The Draft Constitution has also provided for an elected vice-president, who shall also automatically assume office in the event that the president died, got impeached or was unable to hold office due to other constitutional reasons.

Article 107 (1) of the draft constitution states that: "There shall be a vice-president for the Republic who shall be elected as a running mate to a presidential candidate".

The Committee has also maintained the dual citizenship clause in its draft constitution.

The technical committee has also provided for automatic Zambian citizenship of an adopted foreign child.

Articles 17 and 18 provide as follows: "17. A child who is not a citizen and who is adopted by a citizen shall be a citizen on the date of the adoption. 18. (1) A citizen shall not lose citizenship by acquiring the citizenship of another country."

Other popular clauses maintained are the introduction of a constitutional court, economic and social rights clause which was first rejected by the National Constitutional Conference but later adopted after public condemnation; and the election of cabinet ministers from outside the National assembly.

The committee has further provided for 200 elected members of parliament, as opposed to the current 150.

The technical committee has also provided for a proportional representation on the election of members of parliament.

The committee has also restricted the number of cabinet ministers to 21.

Article 120 (1) of the draft constitution states that: "The

President shall appoint not more than twenty-one persons as ministers who are qualified to be nominated as members of parliament. (2) The President shall appoint Ministers from persons who are not Members of Parliament."

And launching the document, justice Silungwe urged Zambians not to feel restrained from reacting in the manner they wanted.

"I wish to emphasise that up until formally adopted, the technical committee's work can only result in drafts because they are to be discussed and endorsed by the people. What our draft says can be accepted, rejected or varied by the people before coming up with the final product," said justice Silungwe. "So, in reading the first draft constitution, do not feel bound, constrained or ordered to think and react in any particular manner. I would like to stress that the document is but a draft and it is for this reason that I am a launching a consultative process and not a Constitution."

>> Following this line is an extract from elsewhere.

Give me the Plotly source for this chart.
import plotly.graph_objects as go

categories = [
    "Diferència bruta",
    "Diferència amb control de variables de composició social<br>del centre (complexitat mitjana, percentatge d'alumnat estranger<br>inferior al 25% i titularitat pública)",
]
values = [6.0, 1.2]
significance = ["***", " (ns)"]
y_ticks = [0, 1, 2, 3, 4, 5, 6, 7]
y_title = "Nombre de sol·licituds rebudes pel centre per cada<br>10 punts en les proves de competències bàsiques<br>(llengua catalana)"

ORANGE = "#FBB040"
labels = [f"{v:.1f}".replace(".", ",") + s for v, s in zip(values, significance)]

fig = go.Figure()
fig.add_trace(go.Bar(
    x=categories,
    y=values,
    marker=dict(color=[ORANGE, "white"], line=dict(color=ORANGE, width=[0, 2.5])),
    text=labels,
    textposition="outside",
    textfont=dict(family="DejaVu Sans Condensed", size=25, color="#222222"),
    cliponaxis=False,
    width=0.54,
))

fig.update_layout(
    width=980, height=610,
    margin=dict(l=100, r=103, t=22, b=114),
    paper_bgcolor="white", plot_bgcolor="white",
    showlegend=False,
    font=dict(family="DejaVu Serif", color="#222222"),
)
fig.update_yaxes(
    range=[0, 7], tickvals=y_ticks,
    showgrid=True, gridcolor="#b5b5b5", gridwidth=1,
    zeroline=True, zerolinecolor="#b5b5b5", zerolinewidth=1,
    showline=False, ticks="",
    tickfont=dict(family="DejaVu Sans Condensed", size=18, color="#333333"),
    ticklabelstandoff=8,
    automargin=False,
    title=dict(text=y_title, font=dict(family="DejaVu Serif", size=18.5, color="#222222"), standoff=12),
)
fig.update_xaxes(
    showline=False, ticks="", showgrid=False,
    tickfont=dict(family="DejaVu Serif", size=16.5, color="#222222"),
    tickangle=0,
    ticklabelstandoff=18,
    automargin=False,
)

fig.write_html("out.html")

And the committee has maintained the Christian Nation declaration in the Preamble to the draft constitution.

The Preamble starts with the affirmation that: "We, the people of Zambia, in exercise of our consituent power: acknowledge the supremacy of God Almighty; declare the Republic a Christian Nation, but uphold the right of every person to enjoy that person's freedom of conscience or religion..."

The draft constitution would be circulated to the public through print and in electronic form, and would be translated in all the seven major local languages.

The document, which is also available on the newly-launched technical committee website: (external link), is expected to be widely debated by the public before the second and final drafts are released.

After the launch of the first draft constitution, it is planned that it will be discussed at community, district, sector group conventions and provincial levels where each province will hold a convention.

Thereafter, the committee will reconvene to consider comments made by the public and prepare a second draft constitution, which would be validated by the national convention.

The final draft constitution would then be released and submitted simultaneously to President Michael Sata and to the public.